Task directions: Every line below is to be copied exactly, with the pictures left out.
= = = = = = =
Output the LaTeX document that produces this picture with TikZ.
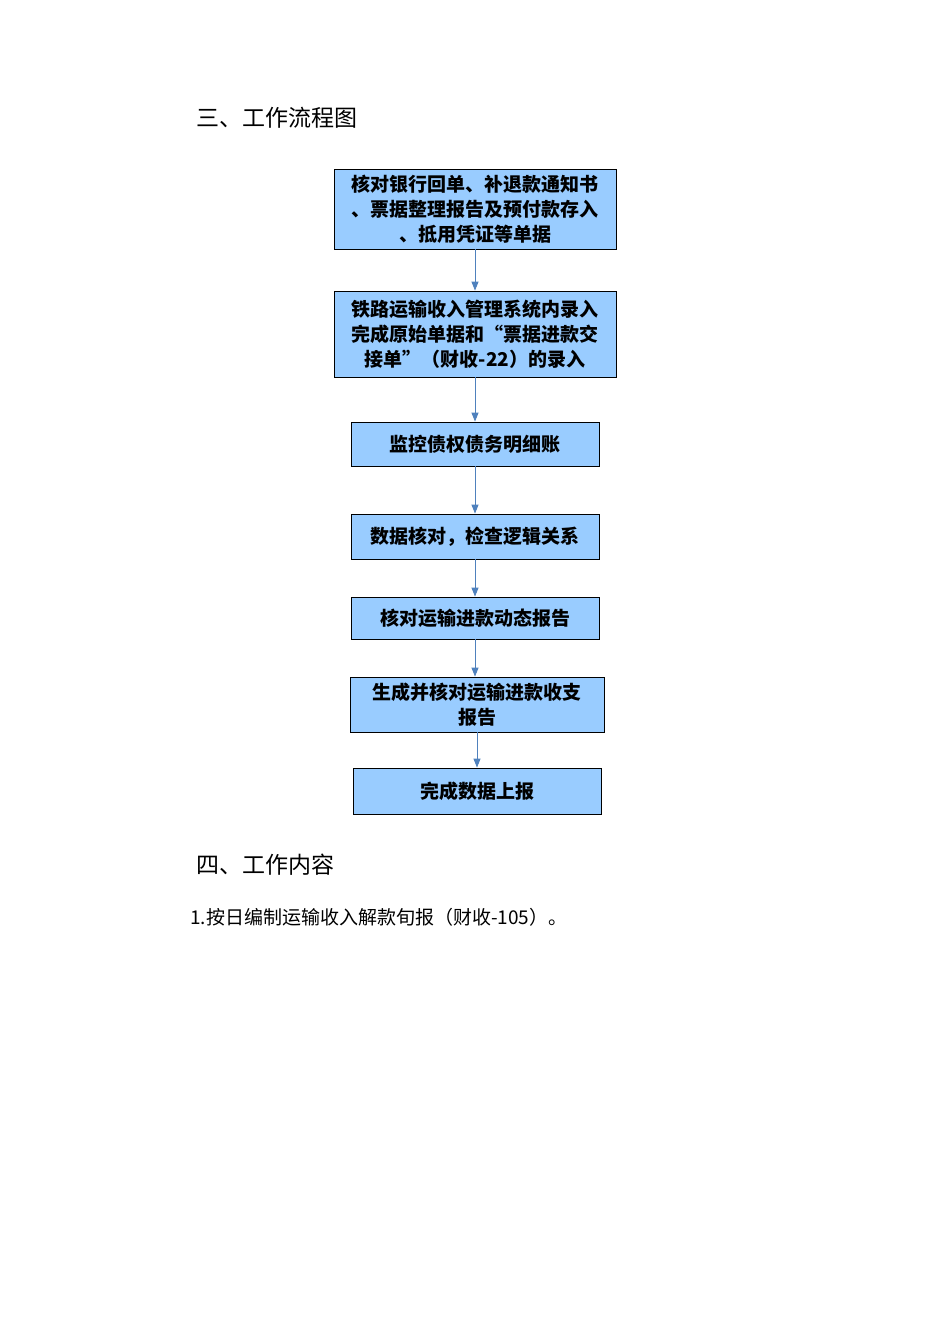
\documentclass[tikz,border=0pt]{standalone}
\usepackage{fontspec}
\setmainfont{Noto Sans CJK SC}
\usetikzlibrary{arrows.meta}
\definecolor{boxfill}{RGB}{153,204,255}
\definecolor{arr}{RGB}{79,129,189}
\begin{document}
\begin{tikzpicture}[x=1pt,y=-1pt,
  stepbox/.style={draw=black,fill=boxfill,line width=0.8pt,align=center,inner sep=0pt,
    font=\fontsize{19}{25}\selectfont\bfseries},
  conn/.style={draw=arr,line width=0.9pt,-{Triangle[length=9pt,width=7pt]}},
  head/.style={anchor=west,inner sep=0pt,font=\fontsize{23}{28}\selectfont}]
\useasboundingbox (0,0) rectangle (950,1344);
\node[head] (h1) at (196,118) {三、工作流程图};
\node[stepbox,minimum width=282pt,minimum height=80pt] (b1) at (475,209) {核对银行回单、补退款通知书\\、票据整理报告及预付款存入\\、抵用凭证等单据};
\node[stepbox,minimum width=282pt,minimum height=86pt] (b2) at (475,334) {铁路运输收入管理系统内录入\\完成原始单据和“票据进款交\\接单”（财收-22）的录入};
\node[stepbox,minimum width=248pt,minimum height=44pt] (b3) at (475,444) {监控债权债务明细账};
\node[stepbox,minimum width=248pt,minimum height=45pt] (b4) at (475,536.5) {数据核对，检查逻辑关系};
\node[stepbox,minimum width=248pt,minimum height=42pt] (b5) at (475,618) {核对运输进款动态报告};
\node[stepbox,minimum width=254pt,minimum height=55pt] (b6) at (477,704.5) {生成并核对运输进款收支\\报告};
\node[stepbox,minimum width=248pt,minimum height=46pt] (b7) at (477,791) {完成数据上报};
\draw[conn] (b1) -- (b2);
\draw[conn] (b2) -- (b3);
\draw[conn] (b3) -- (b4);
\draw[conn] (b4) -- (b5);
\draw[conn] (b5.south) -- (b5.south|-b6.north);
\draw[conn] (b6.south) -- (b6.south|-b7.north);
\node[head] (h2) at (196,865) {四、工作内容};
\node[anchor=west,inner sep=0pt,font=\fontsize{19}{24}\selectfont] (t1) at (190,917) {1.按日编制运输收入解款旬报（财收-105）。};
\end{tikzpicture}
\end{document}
= = = = = = =
Finished task:
Output the LaTeX document that produces this picture with TikZ.
\documentclass[tikz,border=0pt]{standalone}
\usepackage{fontspec}
\setmainfont{Noto Sans CJK SC}
\usetikzlibrary{arrows.meta}
\definecolor{boxfill}{RGB}{153,204,255}
\definecolor{arr}{RGB}{79,129,189}
\begin{document}
\begin{tikzpicture}[x=1pt,y=-1pt,
  stepbox/.style={draw=black,fill=boxfill,line width=0.8pt,align=center,inner sep=0pt,
    font=\fontsize{19}{25}\selectfont\bfseries},
  conn/.style={draw=arr,line width=0.9pt,-{Triangle[length=9pt,width=7pt]}},
  head/.style={anchor=west,inner sep=0pt,font=\fontsize{23}{28}\selectfont}]
\useasboundingbox (0,0) rectangle (950,1344);
\node[head] (h1) at (196,118) {三、工作流程图};
\node[stepbox,minimum width=282pt,minimum height=80pt] (b1) at (475,209) {核对银行回单、补退款通知书\\、票据整理报告及预付款存入\\、抵用凭证等单据};
\node[stepbox,minimum width=282pt,minimum height=86pt] (b2) at (475,334) {铁路运输收入管理系统内录入\\完成原始单据和“票据进款交\\接单”（财收-22）的录入};
\node[stepbox,minimum width=248pt,minimum height=44pt] (b3) at (475,444) {监控债权债务明细账};
\node[stepbox,minimum width=248pt,minimum height=45pt] (b4) at (475,536.5) {数据核对，检查逻辑关系};
\node[stepbox,minimum width=248pt,minimum height=42pt] (b5) at (475,618) {核对运输进款动态报告};
\node[stepbox,minimum width=254pt,minimum height=55pt] (b6) at (477,704.5) {生成并核对运输进款收支\\报告};
\node[stepbox,minimum width=248pt,minimum height=46pt] (b7) at (477,791) {完成数据上报};
\draw[conn] (b1) -- (b2);
\draw[conn] (b2) -- (b3);
\draw[conn] (b3) -- (b4);
\draw[conn] (b4) -- (b5);
\draw[conn] (b5.south) -- (b5.south|-b6.north);
\draw[conn] (b6.south) -- (b6.south|-b7.north);
\node[head] (h2) at (196,865) {四、工作内容};
\node[anchor=west,inner sep=0pt,font=\fontsize{19}{24}\selectfont] (t1) at (190,917) {1.按日编制运输收入解款旬报（财收-105）。};
\end{tikzpicture}
\end{document}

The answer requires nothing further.